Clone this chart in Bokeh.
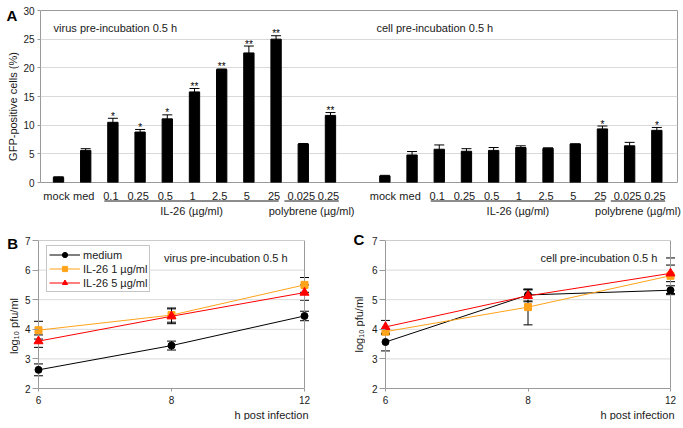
import numpy as np
from bokeh.plotting import figure
from bokeh.models import (ColumnDataSource, Range1d, FixedTicker, Whisker, TeeHead,
                          Label, Title)
from bokeh.layouts import column, row
from bokeh.embed import file_html
from bokeh.resources import INLINE
from bokeh.core.properties import value

# ---------------- data ----------------
conc_labels = ["mock", "med", "0.1", "0.25", "0.5", "1", "2.5", "5", "25", "0.025", "0.25"]
virus_pct = [0.9, 5.6, 10.5, 8.8, 11.1, 15.8, 19.7, 22.6, 25.0, 6.7, 11.7]
virus_err = [0.1, 0.3, 0.7, 0.45, 0.7, 0.6, 0.1, 1.2, 0.6, 0.1, 0.5]
virus_sig = ["", "", "*", "*", "*", "**", "**", "**", "**", "", "**"]
cell_pct = [1.15, 4.8, 5.8, 5.45, 5.6, 6.1, 5.95, 6.7, 9.35, 6.4, 9.1]
cell_err = [0.1, 0.6, 0.75, 0.45, 0.5, 0.3, 0.1, 0.05, 0.5, 0.6, 0.5]
cell_sig = ["", "", "", "", "", "", "", "", "*", "", "*"]
pct_ticks = [0, 5, 10, 15, 20, 25, 30]
group_names = ["IL-26 (µg/ml)", "polybrene (µg/ml)"]
group_first = [2, 9]
group_last = [8, 10]

hours = ["6", "8", "12"]
pfu_ticks = [2, 3, 4, 5, 6, 7]
series_names = ["medium", "IL-26 1 µg/ml", "IL-26 5 µg/ml"]
b_vals = [[2.63, 3.45, 4.45], [3.97, 4.48, 5.50], [3.60, 4.44, 5.24]]
b_errs = [[0.20, 0.15, 0.16], [0.30, 0.24, 0.25], [0.21, 0.25, 0.26]]
c_vals = [[3.57, 5.16, 5.32], [3.92, 4.75, 5.81], [4.08, 5.13, 5.89]]
c_errs = [[0.30, 0.20, 0.15], [0.10, 0.60, 0.60], [0.22, 0.20, 0.28]]

# ---------------- style ----------------
FONT = "Liberation Sans"
GRID = "#d9d9d9"
AXIS = "#9a9a9a"
TXT = "#1a1a1a"
SERIES_COLORS = ["#000000", "#FFA31A", "#FF0000"]
SERIES_MARKERS = ["circle", "square", "triangle"]
SERIES_SIZES = [7, 7, 9]
LAB = "11px"
TICK = "10px"


def base_style(p):
    p.background_fill_color = "white"
    p.border_fill_color = "white"
    if "frame_align" in p.properties():
        p.frame_align = False


def strip(w, h, items):
    """Narrow side strip holding the panel letter and the rotated y-axis title."""
    s = figure(frame_width=w, frame_height=h, x_range=Range1d(0, w), y_range=Range1d(h, 0),
               x_axis_location=None, y_axis_location=None,
               output_backend="svg", toolbar_location=None,
               min_border_left=0, min_border_right=0, min_border_top=0, min_border_bottom=0)
    base_style(s)
    s.outline_line_color = None
    s.grid.visible = False
    for (x, y, txt, size, style, angle, align) in items:
        s.text(x=[x], y=[y], text=[txt], angle=angle, text_align=align,
               text_baseline="middle", text_font=value(FONT), text_font_size=size,
               text_font_style=style, text_color="black" if style == "bold" else TXT)
    return s


# ---------------- panel A ----------------
n = len(conc_labels)
gap = 1
left_x = np.arange(n)
right_x = np.arange(n) + n + gap
STRIP_A = 20
A_LEFT, A_RIGHT, A_FW, A_FH, A_TOP, A_BOT = 18, 8, 637, 172, 10, 6
a_x0, a_x1 = -0.662, float(right_x[-1]) + 0.76

pa = figure(frame_width=A_FW, frame_height=A_FH,
            x_range=Range1d(a_x0, a_x1), y_range=Range1d(pct_ticks[0], pct_ticks[-1]),
            x_axis_location=None, output_backend="svg", toolbar_location=None,
            min_border_left=A_LEFT, min_border_right=A_RIGHT,
            min_border_top=A_TOP, min_border_bottom=A_BOT)
base_style(pa)
pa.outline_line_color = AXIS
pa.xgrid.visible = False
pa.ygrid.ticker = FixedTicker(ticks=pct_ticks)
pa.ygrid.grid_line_color = GRID
ya = pa.yaxis[0]
ya.ticker = FixedTicker(ticks=pct_ticks)
ya.axis_line_color = None
ya.major_tick_out = 3
ya.major_tick_in = 0
ya.minor_tick_line_color = None
ya.major_tick_line_color = AXIS
ya.major_label_standoff = 3
ya.major_label_text_font = FONT
ya.major_label_text_font_size = TICK
ya.major_label_text_color = TXT

for xs, vals, errs, sig in [(left_x, virus_pct, virus_err, virus_sig),
                            (right_x, cell_pct, cell_err, cell_sig)]:
    src = ColumnDataSource(dict(x=xs, top=vals,
                                upper=[v + e for v, e in zip(vals, errs)],
                                lower=[v - e for v, e in zip(vals, errs)],
                                sig=sig))
    pa.add_layout(Whisker(source=src, base="x", upper="upper", lower="lower",
                          line_color="black", line_width=1,
                          upper_head=TeeHead(size=10, line_color="black", line_width=1),
                          lower_head=TeeHead(size=10, line_color="black", line_width=1)))
    pa.vbar(x="x", top="top", width=0.38, source=src,
            fill_color="black", line_color="black")
    pa.text(x="x", y="upper", text="sig", source=src, text_align="center",
            text_baseline="alphabetic", y_offset=-2, text_font=value(FONT),
            text_font_size="10px", text_color="black")

pa.add_layout(Label(x=-0.18, y=27.0, text="virus pre-incubation 0.5 h",
                    text_font=FONT, text_font_size=LAB, text_color=TXT,
                    text_baseline="middle", text_align="left"))
pa.add_layout(Label(x=11.69, y=27.0, text="cell pre-incubation 0.5 h",
                    text_font=FONT, text_font_size=LAB, text_color=TXT,
                    text_baseline="middle", text_align="left"))

A_H = A_TOP + A_FH + A_BOT
sa = strip(STRIP_A, A_H, [(6, 14.6, "A", "15px", "bold", 0, "left"),
                          (12, 106, "GFP-positive cells (%)", LAB, "normal", np.pi / 2, "center")])

# ---------------- category labels under panel A ----------------
ppu_a = A_FW / (a_x1 - a_x0)
full_left = STRIP_A + A_LEFT
A2_H = 34
pa2 = figure(frame_width=full_left + A_FW + A_RIGHT, frame_height=A2_H,
             x_range=Range1d(a_x0 - full_left / ppu_a, a_x1 + A_RIGHT / ppu_a),
             y_range=Range1d(A2_H, 0),
             x_axis_location=None, y_axis_location=None,
             output_backend="svg", toolbar_location=None,
             min_border_left=0, min_border_right=0, min_border_top=0, min_border_bottom=0)
base_style(pa2)
pa2.outline_line_color = None
pa2.grid.visible = False
underline_pads = [(0.24, 0.17), (0.62, 0.38)]
for off in [0, n + gap]:
    pa2.text(x=list(np.arange(n) + off), y=[7.5] * n, text=conc_labels,
             text_align="center", text_baseline="middle", text_font=value(FONT),
             text_font_size=LAB, text_color=TXT)
    for name, f, l, (lp, rp) in zip(group_names, group_first, group_last, underline_pads):
        x0 = off + f - lp
        x1 = off + l + rp
        pa2.segment(x0=[x0], y0=[12.5], x1=[x1], y1=[12.5], line_color=TXT, line_width=1)
        pa2.text(x=[(x0 + x1) / 2], y=[22.0], text=[name], text_align="center",
                 text_baseline="middle", text_font=value(FONT),
                 text_font_size=LAB, text_color=TXT)


# ---------------- panels B and C ----------------
def line_panel(vals_list, errs_list, caption, cap_x, axis_w, lb, rb, top, show_legend):
    xs = np.arange(len(hours))
    ppu = axis_w / (len(hours) - 1)
    pad = 6
    p = figure(frame_width=axis_w + 2 * pad, frame_height=148,
               x_range=Range1d(-pad / ppu, xs[-1] + pad / ppu),
               y_range=Range1d(pfu_ticks[0], pfu_ticks[-1]),
               output_backend="svg", toolbar_location=None,
               min_border_left=lb, min_border_right=rb,
               min_border_top=top, min_border_bottom=0)
    base_style(p)
    p.outline_line_color = None
    p.grid.visible = False
    lo, hi = pfu_ticks[0], pfu_ticks[-1]
    inner = pfu_ticks[1:-1]
    p.segment(x0=[0] * len(inner), y0=inner, x1=[xs[-1]] * len(inner), y1=inner,
              line_color=GRID, line_width=1)
    p.segment(x0=[0, xs[-1], 0], y0=[lo, lo, hi], x1=[0, xs[-1], xs[-1]], y1=[hi, hi, hi],
              line_color=AXIS, line_width=1)

    xa = p.xaxis[0]
    xa.ticker = FixedTicker(ticks=list(xs))
    xa.major_label_overrides = {int(i): h for i, h in zip(xs, hours)}
    xa.bounds = (0, int(xs[-1]))
    xa.axis_line_color = AXIS
    xa.major_tick_line_color = AXIS
    xa.major_tick_out = 3
    xa.major_tick_in = 0
    xa.minor_tick_line_color = None
    xa.major_label_standoff = 4
    xa.major_label_text_font = FONT
    xa.major_label_text_font_size = TICK
    xa.major_label_text_color = TXT

    ya = p.yaxis[0]
    ya.ticker = FixedTicker(ticks=pfu_ticks)
    ya.axis_line_color = None
    ya.major_tick_line_color = AXIS
    ya.major_tick_in = pad
    ya.major_tick_out = 0
    ya.minor_tick_line_color = None
    ya.major_label_standoff = 2
    ya.major_label_text_font = FONT
    ya.major_label_text_font_size = TICK
    ya.major_label_text_color = TXT

    for name, vals, errs, col, mk, sz in zip(series_names, vals_list, errs_list,
                                             SERIES_COLORS, SERIES_MARKERS, SERIES_SIZES):
        src = ColumnDataSource(dict(x=xs, y=vals,
                                    upper=[v + e for v, e in zip(vals, errs)],
                                    lower=[v - e for v, e in zip(vals, errs)]))
        p.add_layout(Whisker(source=src, base="x", upper="upper", lower="lower",
                             line_color="black", line_width=1,
                             upper_head=TeeHead(size=9, line_color="black", line_width=1),
                             lower_head=TeeHead(size=9, line_color="black", line_width=1)))
        kw = dict(legend_label=name) if show_legend else {}
        p.line(x="x", y="y", source=src, line_color=col, line_width=1, **kw)
        p.scatter(x="x", y="y", source=src, marker=mk, size=sz,
                  fill_color=col, line_color=col, **kw)

    p.add_layout(Label(x=cap_x, y=6.42, text=caption, text_font=FONT,
                       text_font_size=LAB, text_color=TXT,
                       text_baseline="middle", text_align="left"))
    t = Title(text="h post infection", align="right", text_font=FONT,
              text_font_size=LAB, text_font_style="normal", text_color=TXT,
              offset=2, standoff=0)
    p.add_layout(t, "below")

    if show_legend:
        lg = p.legend[0]
        lg.location = (14, 96)
        lg.margin = 0
        lg.padding = 2
        lg.spacing = 1
        lg.glyph_width = 31
        lg.glyph_height = 13
        lg.label_height = 13
        lg.label_standoff = 3
        lg.label_text_font = FONT
        lg.label_text_font_size = LAB
        lg.label_text_color = TXT
        lg.border_line_color = "#8c8c8c"
        lg.background_fill_alpha = 1.0
    return p


ROW_H = 198
STRIP_B, STRIP_C = 20, 24
pb = line_panel(b_vals, b_errs, "virus pre-incubation 0.5 h", 0.944, 266, 12, 31, 18, True)
pc = line_panel(c_vals, c_errs, "cell pre-incubation 0.5 h", 1.088, 285, 14, 7, 18, False)
sb = strip(STRIP_B, ROW_H, [(6.7, 21.3, "B", "15px", "bold", 0, "left"),
                            (13.3, 103.5, "log₁₀ pfu/ml", LAB, "normal", np.pi / 2, "center")])
sc = strip(STRIP_C, ROW_H, [(12, 16.5, "C", "15px", "bold", 0, "left"),
                            (17.3, 102, "log₁₀ pfu/ml", LAB, "normal", np.pi / 2, "center")])

layout = column(row(sa, pa), pa2, row(sb, pb, sc, pc))
open("out.html", "w", encoding="utf-8").write(file_html(layout, INLINE, "chart"))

Instructions to follow: Leave out the pictures and repeat the lines from the start of the material through the line with "from bokeh.core.properties import value", inclusive.

Reply:
Clone this chart in Bokeh.
import numpy as np
from bokeh.plotting import figure
from bokeh.models import (ColumnDataSource, Range1d, FixedTicker, Whisker, TeeHead,
                          Label, Title)
from bokeh.layouts import column, row
from bokeh.embed import file_html
from bokeh.resources import INLINE
from bokeh.core.properties import value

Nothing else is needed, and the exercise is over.